We have a table with 68M records that will blow up to over 250M soon,
and need to do a full table fetch on it. What's the best practice for
efficiently doing a partial or full select on it?

Thanks,

Mike

Re: Most memory-efficient way in NiFi to fetch an entire RDBMS table?

Posted by Mike Thomsen <mi...@gmail.com>.
Thanks, Matt.

On Wed, Jun 22, 2022 at 10:46 AM Matt Burgess <ma...@apache.org> wrote:
>
> Mike,
>
> I recommend QueryDatabaseTableRecord with judicious choices for the
> following properties:
>
> Fetch Size: This should be tuned to return the most number of rows
> without causing network issues such as timeouts. Can be set to the
> same value as Max Rows Per Flow File ensuring one fetch per outgoing
> FlowFile
> Max Rows Per Flow File: This should be set to a reasonable number of
> rows per FlowFile, maybe 100K or even 1M if that doesn't cause issues
> (see above)
> Output Batch Size: This is the key to doing full selects on huge
> tables, as it allows FlowFiles to be committed to the session and
> passed downstream while the rest of the fetch is being processed. In
> your case if you set Max Rows to 100K then this could be 10, or if you
> set it to 1M it could be 1. Note that with this property set, the
> maxvalue.* and fragment.count attributes will not be set on these
> FlowFiles, so you can't merge them.  I believe the maxvalue state will
> still be updated even if this property is used, so it should turn into
> an incremental fetch after the first full fetch is complete.
>
> Regards,
> Matt
>
> On Wed, Jun 22, 2022 at 10:00 AM Mike Thomsen <mi...@gmail.com> wrote:
> >
> > We have a table with 68M records that will blow up to over 250M soon,
> > and need to do a full table fetch on it.

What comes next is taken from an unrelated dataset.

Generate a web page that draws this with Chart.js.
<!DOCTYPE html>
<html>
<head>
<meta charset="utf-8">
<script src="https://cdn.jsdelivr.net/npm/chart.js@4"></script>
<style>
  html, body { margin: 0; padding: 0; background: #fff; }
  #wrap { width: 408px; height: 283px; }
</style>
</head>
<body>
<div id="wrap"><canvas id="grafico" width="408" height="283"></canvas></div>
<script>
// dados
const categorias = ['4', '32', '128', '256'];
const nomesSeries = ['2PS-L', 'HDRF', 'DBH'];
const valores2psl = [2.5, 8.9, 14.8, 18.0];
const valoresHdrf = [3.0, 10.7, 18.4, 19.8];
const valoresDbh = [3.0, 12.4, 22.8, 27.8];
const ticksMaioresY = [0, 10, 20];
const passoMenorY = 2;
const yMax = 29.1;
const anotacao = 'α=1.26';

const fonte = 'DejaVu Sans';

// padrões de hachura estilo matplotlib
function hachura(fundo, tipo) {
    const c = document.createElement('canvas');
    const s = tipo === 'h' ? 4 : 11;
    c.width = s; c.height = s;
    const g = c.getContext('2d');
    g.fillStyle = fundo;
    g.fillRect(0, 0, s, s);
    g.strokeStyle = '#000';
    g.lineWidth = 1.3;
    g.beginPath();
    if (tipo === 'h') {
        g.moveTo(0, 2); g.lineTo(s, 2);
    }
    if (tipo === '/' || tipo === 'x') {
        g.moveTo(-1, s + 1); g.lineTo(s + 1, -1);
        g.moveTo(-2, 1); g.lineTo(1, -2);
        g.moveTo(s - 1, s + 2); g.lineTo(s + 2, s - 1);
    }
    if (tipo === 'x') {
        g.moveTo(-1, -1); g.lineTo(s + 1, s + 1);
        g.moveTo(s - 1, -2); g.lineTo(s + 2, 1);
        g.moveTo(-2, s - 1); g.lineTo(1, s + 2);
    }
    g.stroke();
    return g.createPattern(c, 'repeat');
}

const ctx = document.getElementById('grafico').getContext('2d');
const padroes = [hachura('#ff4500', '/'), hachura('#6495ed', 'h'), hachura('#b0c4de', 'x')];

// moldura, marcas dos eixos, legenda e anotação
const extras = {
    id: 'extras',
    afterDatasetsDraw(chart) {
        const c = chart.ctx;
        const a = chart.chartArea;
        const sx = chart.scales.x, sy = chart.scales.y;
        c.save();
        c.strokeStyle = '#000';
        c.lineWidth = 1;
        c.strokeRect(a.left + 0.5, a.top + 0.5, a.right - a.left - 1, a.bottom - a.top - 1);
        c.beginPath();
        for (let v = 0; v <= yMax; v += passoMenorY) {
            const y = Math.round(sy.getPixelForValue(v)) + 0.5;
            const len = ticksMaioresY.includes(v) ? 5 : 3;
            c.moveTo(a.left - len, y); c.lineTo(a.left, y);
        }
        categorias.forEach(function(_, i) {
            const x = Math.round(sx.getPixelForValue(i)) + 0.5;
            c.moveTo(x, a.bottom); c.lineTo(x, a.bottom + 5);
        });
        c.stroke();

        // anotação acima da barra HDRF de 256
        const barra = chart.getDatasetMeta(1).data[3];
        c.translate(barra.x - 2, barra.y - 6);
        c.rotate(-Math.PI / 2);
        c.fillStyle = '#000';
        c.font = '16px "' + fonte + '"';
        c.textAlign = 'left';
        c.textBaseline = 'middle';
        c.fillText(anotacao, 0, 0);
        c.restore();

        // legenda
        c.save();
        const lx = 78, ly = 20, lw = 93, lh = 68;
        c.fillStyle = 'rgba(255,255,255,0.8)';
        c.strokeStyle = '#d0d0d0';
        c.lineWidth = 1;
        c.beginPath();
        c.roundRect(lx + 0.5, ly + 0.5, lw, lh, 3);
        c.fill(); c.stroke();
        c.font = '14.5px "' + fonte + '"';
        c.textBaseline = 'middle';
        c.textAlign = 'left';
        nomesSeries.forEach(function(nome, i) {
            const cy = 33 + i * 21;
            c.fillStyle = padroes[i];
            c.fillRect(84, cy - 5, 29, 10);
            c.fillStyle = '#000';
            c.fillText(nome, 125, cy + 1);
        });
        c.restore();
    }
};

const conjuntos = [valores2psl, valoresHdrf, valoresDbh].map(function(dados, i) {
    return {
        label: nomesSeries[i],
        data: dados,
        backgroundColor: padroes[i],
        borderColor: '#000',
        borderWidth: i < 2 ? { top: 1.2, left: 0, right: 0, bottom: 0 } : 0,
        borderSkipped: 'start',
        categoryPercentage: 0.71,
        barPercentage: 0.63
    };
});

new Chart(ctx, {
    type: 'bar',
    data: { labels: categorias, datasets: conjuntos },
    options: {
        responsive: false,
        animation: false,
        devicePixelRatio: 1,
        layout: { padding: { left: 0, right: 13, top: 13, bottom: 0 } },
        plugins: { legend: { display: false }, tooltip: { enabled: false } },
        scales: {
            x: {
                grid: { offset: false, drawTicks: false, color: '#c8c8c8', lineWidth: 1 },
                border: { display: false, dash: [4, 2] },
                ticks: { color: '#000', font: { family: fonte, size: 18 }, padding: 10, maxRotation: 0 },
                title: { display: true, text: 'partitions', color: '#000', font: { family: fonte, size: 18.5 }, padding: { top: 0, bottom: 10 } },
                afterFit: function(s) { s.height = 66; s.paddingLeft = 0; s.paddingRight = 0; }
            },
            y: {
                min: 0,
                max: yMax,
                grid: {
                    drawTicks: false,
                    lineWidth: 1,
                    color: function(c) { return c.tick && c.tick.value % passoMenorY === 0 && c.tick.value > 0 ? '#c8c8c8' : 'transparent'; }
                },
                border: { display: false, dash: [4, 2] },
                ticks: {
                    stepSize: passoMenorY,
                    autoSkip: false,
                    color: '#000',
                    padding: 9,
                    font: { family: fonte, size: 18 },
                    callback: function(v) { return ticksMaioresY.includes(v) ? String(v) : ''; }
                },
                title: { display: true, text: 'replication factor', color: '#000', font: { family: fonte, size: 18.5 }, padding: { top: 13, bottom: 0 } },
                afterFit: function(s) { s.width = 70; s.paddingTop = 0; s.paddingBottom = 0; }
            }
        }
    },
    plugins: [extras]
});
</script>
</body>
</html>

What's the best practice for
> > efficiently doing a partial or full select on it?
> >
> > Thanks,
> >
> > Mike

Re: Most memory-efficient way in NiFi to fetch an entire RDBMS table?

Posted by Matt Burgess <ma...@apache.org>.
Mike,

I recommend QueryDatabaseTableRecord with judicious choices for the
following properties:

Fetch Size: This should be tuned to return the most number of rows
without causing network issues such as timeouts. Can be set to the
same value as Max Rows Per Flow File ensuring one fetch per outgoing
FlowFile
Max Rows Per Flow File: This should be set to a reasonable number of
rows per FlowFile, maybe 100K or even 1M if that doesn't cause issues
(see above)
Output Batch Size: This is the key to doing full selects on huge
tables, as it allows FlowFiles to be committed to the session and
passed downstream while the rest of the fetch is being processed. In
your case if you set Max Rows to 100K then this could be 10, or if you
set it to 1M it could be 1. Note that with this property set, the
maxvalue.* and fragment.count attributes will not be set on these
FlowFiles, so you can't merge them.  I believe the maxvalue state will
still be updated even if this property is used, so it should turn into
an incremental fetch after the first full fetch is complete.

Regards,
Matt

On Wed, Jun 22, 2022 at 10:00 AM Mike Thomsen <mi...@gmail.com> wrote:
>
> We have a table with 68M records that will blow up to over 250M soon,
> and need to do a full table fetch on it. What's the best practice for
> efficiently doing a partial or full select on it?
>
> Thanks,
>
> Mike